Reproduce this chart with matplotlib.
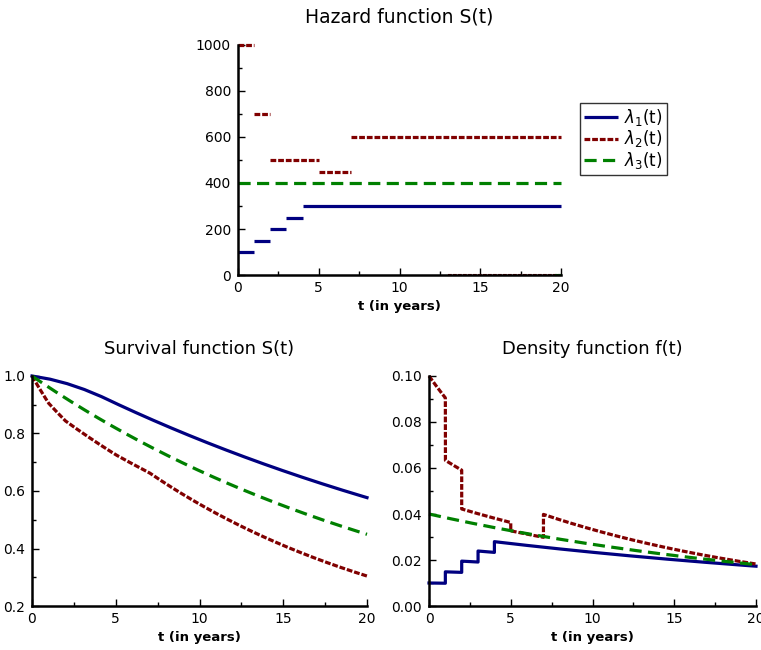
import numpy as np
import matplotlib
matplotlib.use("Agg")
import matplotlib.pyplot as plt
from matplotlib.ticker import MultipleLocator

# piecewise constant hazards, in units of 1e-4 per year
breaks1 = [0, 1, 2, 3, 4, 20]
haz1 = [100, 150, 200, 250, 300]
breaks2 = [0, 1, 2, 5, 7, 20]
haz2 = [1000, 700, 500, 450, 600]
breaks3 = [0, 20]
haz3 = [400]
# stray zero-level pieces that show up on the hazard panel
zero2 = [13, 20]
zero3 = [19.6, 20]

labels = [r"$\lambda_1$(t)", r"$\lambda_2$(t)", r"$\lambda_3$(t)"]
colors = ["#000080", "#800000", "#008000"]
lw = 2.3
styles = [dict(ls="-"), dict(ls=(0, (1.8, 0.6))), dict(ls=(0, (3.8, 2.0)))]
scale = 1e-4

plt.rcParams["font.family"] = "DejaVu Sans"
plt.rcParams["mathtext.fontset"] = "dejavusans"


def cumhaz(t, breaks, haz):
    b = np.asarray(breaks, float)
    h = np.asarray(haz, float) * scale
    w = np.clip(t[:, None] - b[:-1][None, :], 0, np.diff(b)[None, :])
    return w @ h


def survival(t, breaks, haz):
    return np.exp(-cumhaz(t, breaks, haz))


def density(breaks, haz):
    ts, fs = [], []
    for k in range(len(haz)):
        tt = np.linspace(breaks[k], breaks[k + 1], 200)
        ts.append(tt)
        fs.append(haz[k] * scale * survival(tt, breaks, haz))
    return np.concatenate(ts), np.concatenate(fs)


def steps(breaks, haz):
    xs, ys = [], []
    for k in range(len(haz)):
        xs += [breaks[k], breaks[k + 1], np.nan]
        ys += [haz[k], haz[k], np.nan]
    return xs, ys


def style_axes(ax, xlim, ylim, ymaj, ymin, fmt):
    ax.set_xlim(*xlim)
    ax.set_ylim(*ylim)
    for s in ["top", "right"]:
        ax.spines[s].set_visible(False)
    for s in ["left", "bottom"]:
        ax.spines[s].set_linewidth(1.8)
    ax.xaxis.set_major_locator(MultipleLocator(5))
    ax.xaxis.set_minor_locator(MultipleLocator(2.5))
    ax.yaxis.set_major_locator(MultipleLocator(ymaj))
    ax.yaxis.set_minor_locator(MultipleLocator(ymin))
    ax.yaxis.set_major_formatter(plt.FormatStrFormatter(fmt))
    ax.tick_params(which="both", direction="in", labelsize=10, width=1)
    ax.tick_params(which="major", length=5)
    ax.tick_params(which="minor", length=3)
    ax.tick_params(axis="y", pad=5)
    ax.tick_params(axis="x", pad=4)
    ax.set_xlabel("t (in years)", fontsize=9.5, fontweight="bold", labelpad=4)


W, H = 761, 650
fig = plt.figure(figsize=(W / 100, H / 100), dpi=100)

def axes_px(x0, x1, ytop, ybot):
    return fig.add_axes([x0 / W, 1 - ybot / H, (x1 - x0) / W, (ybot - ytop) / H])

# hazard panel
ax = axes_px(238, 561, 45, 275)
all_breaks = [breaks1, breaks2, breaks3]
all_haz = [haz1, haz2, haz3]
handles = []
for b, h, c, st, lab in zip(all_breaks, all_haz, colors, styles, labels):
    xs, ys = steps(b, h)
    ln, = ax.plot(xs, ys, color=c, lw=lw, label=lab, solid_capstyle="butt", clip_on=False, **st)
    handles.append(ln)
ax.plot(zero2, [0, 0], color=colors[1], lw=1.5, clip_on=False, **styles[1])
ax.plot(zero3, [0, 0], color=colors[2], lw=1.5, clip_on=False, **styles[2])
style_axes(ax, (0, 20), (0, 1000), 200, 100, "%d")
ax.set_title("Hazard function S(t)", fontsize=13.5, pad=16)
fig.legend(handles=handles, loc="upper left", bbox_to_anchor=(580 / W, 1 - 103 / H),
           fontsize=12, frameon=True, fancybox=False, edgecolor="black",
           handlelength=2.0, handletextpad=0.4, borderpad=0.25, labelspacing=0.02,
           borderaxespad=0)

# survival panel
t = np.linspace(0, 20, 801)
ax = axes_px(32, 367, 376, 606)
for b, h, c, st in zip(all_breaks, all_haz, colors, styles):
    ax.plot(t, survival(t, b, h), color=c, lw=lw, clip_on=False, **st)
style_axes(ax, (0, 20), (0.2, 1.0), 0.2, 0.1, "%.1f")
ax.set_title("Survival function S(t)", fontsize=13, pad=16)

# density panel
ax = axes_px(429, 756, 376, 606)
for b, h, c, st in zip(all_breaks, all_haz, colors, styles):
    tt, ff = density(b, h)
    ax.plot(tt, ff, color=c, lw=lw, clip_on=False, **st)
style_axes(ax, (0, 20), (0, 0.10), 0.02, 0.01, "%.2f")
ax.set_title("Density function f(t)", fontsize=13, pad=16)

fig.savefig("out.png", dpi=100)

══════════

SHORT EXERCISE
Identify each line of the material where the word "matplotlib" shows up, and copy it.

TASK SOLUTION
Reproduce this chart with matplotlib.
import matplotlib
matplotlib.use("Agg")
import matplotlib.pyplot as plt
from matplotlib.ticker import MultipleLocator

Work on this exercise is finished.